The early financials, prompted by a plunge in oil/gas to a feaction of its early value, have led many to an erroneous conclusion that all this is short lived.
The tens of billions being invested in the Permian alone by the most well recognized companies in the industry should prompt a discerning observer to consider their presently held views.
Does “Texas Other” classification include the Barnett and Haynesville horizontal wells? Would any other Basin be included?
I have currently divided Texas in 3 areas (basins):
– Eagle Ford, this corresponds with the TRRC districts 1-5
– Permian, TRRC districts 7C, 08, 8A
– Other, other TRRC districts, so including the Barnett & Texas Haynesville areas.
These cover all horizontal wells in Texas, since 2010.

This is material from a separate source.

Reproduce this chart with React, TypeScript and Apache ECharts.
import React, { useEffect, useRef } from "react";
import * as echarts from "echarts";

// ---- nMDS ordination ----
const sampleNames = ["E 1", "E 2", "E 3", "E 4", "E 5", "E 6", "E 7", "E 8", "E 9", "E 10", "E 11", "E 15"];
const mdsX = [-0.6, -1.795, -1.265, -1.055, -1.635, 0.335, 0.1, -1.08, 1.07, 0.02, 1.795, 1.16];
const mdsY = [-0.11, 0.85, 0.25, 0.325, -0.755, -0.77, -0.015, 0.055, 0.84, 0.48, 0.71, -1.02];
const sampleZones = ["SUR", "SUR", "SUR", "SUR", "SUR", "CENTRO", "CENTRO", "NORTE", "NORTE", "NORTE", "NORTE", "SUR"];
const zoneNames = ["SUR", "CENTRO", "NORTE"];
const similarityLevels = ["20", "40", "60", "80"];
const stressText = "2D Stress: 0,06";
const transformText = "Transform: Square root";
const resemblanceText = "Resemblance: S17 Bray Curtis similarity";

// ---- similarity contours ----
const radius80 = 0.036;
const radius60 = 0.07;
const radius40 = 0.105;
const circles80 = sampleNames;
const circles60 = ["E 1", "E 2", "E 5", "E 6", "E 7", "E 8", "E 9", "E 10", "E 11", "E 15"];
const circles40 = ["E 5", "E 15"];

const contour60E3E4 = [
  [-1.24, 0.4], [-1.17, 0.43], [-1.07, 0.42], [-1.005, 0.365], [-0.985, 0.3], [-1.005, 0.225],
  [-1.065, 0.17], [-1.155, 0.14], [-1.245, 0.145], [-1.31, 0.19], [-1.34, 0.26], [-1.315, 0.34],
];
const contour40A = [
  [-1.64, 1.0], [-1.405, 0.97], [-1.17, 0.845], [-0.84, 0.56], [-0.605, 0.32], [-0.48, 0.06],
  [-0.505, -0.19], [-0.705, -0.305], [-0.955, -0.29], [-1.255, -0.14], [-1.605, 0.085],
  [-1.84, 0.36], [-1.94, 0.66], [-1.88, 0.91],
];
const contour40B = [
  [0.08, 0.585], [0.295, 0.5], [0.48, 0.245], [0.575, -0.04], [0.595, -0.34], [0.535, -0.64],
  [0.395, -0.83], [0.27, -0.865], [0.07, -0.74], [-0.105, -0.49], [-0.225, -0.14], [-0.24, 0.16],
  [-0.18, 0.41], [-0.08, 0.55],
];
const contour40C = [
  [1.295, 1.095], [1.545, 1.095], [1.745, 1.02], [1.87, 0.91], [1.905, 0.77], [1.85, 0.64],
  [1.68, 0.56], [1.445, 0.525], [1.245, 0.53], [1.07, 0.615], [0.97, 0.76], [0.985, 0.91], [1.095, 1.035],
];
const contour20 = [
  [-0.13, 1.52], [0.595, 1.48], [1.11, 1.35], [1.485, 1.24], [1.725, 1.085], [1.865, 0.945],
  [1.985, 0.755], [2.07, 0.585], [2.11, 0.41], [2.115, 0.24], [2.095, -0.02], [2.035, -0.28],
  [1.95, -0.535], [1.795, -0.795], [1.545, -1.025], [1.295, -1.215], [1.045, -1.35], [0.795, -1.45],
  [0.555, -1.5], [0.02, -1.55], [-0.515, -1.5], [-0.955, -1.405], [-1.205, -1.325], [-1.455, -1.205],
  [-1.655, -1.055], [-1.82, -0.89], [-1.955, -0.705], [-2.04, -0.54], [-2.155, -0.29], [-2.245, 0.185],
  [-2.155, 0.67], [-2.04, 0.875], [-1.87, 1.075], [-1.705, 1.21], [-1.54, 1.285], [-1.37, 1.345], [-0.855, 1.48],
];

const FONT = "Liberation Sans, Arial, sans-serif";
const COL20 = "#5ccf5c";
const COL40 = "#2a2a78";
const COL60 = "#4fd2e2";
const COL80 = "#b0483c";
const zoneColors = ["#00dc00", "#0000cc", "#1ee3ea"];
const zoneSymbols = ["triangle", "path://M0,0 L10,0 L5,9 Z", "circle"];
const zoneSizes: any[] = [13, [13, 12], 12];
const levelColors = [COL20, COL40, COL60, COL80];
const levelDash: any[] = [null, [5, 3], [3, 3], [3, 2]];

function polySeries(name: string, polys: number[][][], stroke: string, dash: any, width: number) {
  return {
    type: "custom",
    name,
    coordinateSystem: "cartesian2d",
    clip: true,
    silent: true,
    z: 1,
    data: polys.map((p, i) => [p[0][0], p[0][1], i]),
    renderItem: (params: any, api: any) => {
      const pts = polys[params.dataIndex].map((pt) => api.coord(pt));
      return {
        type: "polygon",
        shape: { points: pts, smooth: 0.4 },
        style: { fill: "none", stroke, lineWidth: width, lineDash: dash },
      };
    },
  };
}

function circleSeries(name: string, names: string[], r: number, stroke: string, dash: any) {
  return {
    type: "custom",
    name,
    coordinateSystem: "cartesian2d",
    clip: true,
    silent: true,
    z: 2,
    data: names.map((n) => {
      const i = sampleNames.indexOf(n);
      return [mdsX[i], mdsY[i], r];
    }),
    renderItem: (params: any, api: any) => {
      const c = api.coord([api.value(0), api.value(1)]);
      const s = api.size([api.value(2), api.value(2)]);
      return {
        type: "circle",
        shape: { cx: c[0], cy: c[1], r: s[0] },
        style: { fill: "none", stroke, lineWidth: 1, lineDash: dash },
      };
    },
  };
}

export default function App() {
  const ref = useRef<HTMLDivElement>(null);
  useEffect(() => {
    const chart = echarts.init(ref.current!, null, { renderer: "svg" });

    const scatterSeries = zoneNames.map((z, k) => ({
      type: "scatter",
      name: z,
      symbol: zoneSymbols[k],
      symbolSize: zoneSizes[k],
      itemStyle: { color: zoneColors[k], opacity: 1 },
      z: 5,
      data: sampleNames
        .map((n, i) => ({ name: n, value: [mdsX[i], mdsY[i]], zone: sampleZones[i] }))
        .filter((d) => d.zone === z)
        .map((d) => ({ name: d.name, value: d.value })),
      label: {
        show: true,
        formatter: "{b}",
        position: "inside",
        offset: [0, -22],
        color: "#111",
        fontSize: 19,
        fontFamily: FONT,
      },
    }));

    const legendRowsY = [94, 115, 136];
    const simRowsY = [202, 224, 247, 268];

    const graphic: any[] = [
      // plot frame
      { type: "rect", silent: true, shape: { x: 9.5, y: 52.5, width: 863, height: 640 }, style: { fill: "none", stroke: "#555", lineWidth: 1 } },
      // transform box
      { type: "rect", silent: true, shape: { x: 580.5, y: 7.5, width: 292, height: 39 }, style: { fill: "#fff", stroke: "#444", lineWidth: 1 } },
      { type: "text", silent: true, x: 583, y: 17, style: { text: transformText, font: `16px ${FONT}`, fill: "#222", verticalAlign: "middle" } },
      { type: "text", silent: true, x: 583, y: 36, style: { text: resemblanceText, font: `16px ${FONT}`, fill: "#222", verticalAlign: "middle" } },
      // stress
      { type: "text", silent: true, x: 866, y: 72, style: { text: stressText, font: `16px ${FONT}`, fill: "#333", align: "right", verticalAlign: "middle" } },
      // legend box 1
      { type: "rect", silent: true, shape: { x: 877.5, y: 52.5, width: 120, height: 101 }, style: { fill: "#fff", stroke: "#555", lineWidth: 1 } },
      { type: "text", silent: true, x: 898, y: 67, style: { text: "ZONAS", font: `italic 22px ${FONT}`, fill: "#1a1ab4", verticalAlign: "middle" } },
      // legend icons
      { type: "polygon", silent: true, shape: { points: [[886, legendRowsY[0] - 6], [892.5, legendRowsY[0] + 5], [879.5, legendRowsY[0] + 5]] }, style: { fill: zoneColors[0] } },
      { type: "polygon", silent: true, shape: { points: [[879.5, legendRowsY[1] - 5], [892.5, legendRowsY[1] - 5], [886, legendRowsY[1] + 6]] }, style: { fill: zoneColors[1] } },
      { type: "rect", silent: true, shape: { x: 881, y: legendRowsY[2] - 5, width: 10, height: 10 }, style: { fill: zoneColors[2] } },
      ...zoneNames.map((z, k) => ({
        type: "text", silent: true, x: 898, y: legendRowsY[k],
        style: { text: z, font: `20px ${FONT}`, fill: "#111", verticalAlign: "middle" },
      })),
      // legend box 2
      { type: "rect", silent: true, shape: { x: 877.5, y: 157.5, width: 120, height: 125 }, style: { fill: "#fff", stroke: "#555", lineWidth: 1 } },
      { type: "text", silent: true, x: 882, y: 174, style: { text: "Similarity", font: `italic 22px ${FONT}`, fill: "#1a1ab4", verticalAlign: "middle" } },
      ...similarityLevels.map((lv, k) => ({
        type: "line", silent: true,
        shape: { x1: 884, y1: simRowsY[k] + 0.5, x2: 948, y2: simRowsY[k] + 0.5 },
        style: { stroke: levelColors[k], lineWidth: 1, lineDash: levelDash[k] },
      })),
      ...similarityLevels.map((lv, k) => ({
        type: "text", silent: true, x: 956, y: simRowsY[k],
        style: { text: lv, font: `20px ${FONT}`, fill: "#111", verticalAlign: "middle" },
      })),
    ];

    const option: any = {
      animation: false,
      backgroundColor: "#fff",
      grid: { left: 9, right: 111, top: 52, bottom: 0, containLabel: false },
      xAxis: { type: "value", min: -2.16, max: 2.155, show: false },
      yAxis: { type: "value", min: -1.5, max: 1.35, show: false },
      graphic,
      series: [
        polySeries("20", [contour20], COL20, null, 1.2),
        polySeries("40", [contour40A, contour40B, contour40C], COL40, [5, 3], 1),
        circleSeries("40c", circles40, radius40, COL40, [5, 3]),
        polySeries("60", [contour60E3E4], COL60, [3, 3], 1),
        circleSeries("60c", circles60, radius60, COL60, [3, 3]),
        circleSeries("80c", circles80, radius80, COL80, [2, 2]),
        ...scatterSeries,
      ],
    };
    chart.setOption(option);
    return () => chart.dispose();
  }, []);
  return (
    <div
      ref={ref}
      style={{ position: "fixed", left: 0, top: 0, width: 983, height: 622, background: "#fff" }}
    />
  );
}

If you select basin “Other (TX)”, and then formation “Barnett”, you will see these. They produce mostly gas, so make sure you select Gas as the product as well.

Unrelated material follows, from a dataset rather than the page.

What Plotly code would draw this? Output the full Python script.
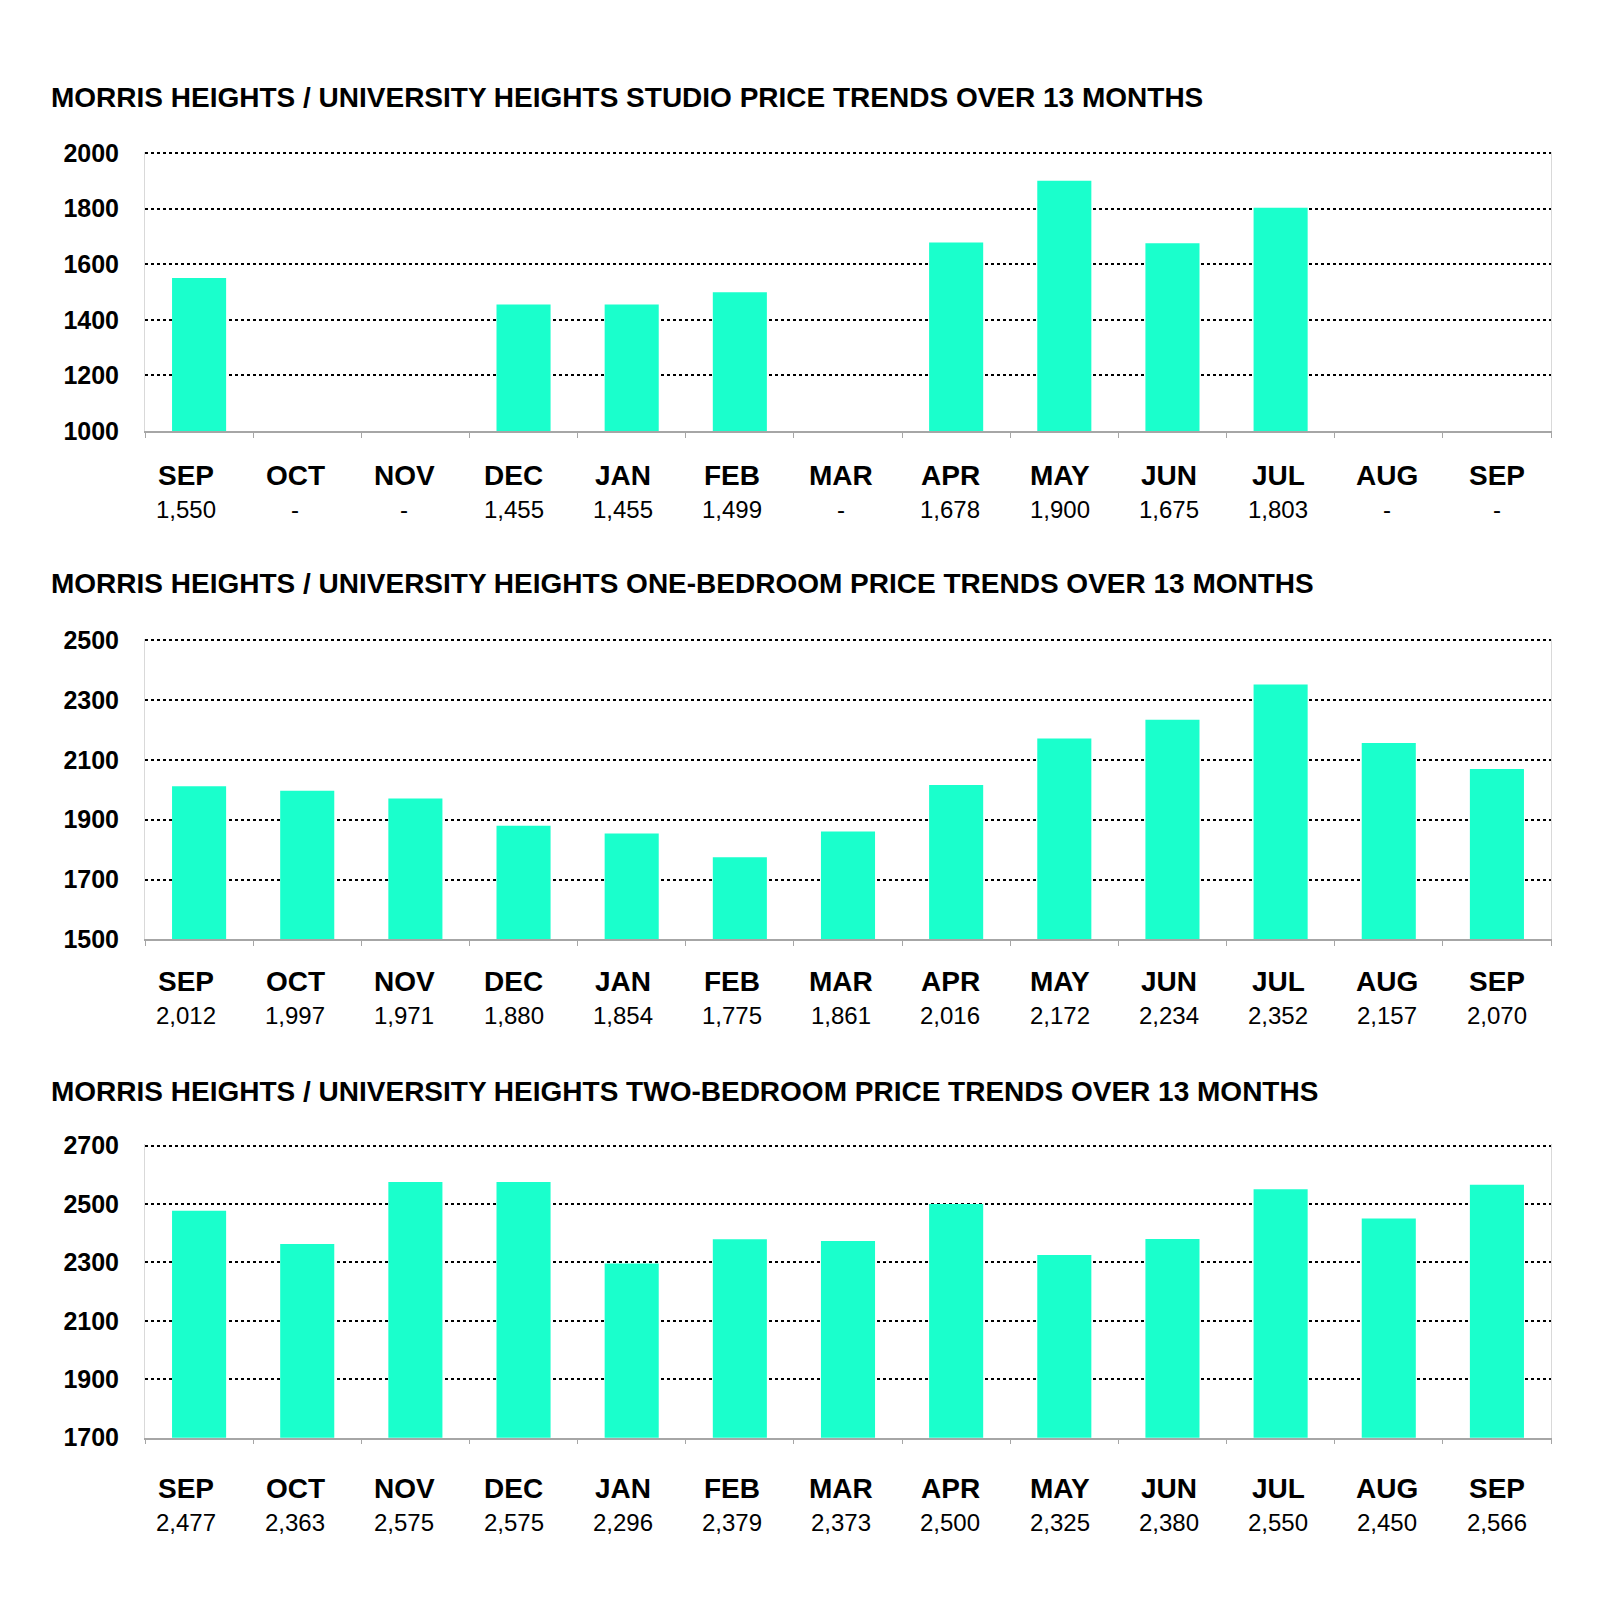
import plotly.graph_objects as go

months = ["SEP", "OCT", "NOV", "DEC", "JAN", "FEB", "MAR", "APR", "MAY", "JUN", "JUL", "AUG", "SEP"]

studio = [1550, None, None, 1455, 1455, 1499, None, 1678, 1900, 1675, 1803, None, None]
one_bed = [2012, 1997, 1971, 1880, 1854, 1775, 1861, 2016, 2172, 2234, 2352, 2157, 2070]
two_bed = [2477, 2363, 2575, 2575, 2296, 2379, 2373, 2500, 2325, 2380, 2550, 2450, 2566]

titles = [
    "MORRIS HEIGHTS / UNIVERSITY HEIGHTS STUDIO PRICE TRENDS OVER 13 MONTHS",
    "MORRIS HEIGHTS / UNIVERSITY HEIGHTS ONE-BEDROOM PRICE TRENDS OVER 13 MONTHS",
    "MORRIS HEIGHTS / UNIVERSITY HEIGHTS TWO-BEDROOM PRICE TRENDS OVER 13 MONTHS",
]
y_ranges = [(1000, 2000), (1500, 2500), (1700, 2700)]

W, H = 1600, 1615
OX = 8  # page offset of the plot div
BAR = "#1AFFCC"
FONT = "Liberation Sans, Arial, sans-serif"

# target pixel layout of each panel on the page: (top, bottom, title y)
panels = [(152, 432, 98), (640, 941, 585), (1146, 1440, 1093)]
# vertical offsets of month / value labels under the axis
label_shift = [(44, 78), (42, 76), (50.5, 84.5)]
x_left, x_right = 145, 1551


def px(x):
    return (x - OX) / W


def py(y):
    # measured page mapping: page_y ~ 0.9847 * fig_y + 21.3
    fy = (y - 21.3) / 0.9847
    return 1 - fy / H


fig = go.Figure()
series = [studio, one_bed, two_bed]
xs = list(range(len(months)))

for i, (vals, (top, bot, ty), title, yr) in enumerate(zip(series, panels, titles, y_ranges)):
    n = "" if i == 0 else str(i + 1)
    fig.add_trace(go.Bar(
        x=xs, y=vals, marker=dict(color=BAR, line=dict(width=0)),
        width=0.5, xaxis="x" + n, yaxis="y" + n, showlegend=False,
    ))
    fig.layout["xaxis" + n] = dict(
        domain=[px(x_left), px(x_right)], anchor="y" + n,
        range=[-0.5, len(months) - 0.5],
        tickvals=[k - 0.5 for k in range(len(months) + 1)],
        ticktext=[""] * (len(months) + 1),
        ticks="outside", ticklen=5, tickcolor="#a6a6a6", tickwidth=1,
        showline=True, linecolor="#a6a6a6", linewidth=1.5,
        showgrid=False, zeroline=False, fixedrange=True,
    )
    fig.layout["yaxis" + n] = dict(
        domain=[py(bot), py(top)], anchor="x" + n,
        range=[yr[0], yr[1] + 5], tick0=yr[0], dtick=200,
        showgrid=True, gridcolor="#000000", griddash="dot", gridwidth=1.5,
        showline=True, linecolor="#d9d9d9", linewidth=1, mirror=True,
        zeroline=False, ticks="", ticklabelstandoff=20,
        tickfont=dict(family=FONT, size=25, color="#000000", weight="bold"),
        fixedrange=True,
    )
    fig.add_annotation(
        text="<b>" + title + "</b>", x=px(49), y=py(ty), xref="paper", yref="paper",
        xanchor="left", yanchor="middle", showarrow=False,
        font=dict(family=FONT, size=28, color="#000000"),
    )
    m_shift, v_shift = label_shift[i]
    for k, m in enumerate(months):
        v = vals[k]
        lab = "-" if v is None else f"{v:,}"
        # labels sit on a slightly wider spacing than the bars
        dx = -13.3 + 1.09 * k
        fig.add_annotation(
            text="<b>" + m + "</b>", x=k, y=0, xref="x" + n, yref="y" + n + " domain",
            yanchor="middle", yshift=-m_shift, xshift=dx, showarrow=False,
            font=dict(family=FONT, size=28, color="#000000"),
        )
        fig.add_annotation(
            text=lab, x=k, y=0, xref="x" + n, yref="y" + n + " domain",
            yanchor="middle", yshift=-v_shift, xshift=dx, showarrow=False,
            font=dict(family=FONT, size=24, color="#000000"),
        )

fig.update_layout(
    width=W, height=H,
    margin=dict(l=0, r=0, t=0, b=0),
    paper_bgcolor="white", plot_bgcolor="white",
    bargap=0.5,
)

fig.write_html("out.html")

It appears to me that the TRRC hasn’t allocated all these wells to specific Haynesville field (incl. formation) codes. Therefore, there is no Haynesville formation available. I recommend to locate these wells by using the County filter, to zoom into the right area. Then, maybe you can try looking at the formation & field filters to see if you can narrow the selection further down. I realize that this isn’t so convenient yet.
Let me know if this helps.
This screenshot shows gas production in the Barnett.
I got here by following the 3 steps outlined above (select “Texas (Other)” basin, “Barnett” formation, and product “Gas”), in the “Total production” overview.
The “Well status map” offers nice functionality to quickly show where wells are located in a certain area.
E.g. By only selecting basin “Texas (Other)”, you’ll see this. Note that this also clearly marks the Granite Wash play. By clicking on the blobs on the map, you’ll get tooltips with more information, such as formation & well counts.
Thank you Enno. Your explanation helps greatly.
Now that you updated the Permian yesterday, when will you update the US through November?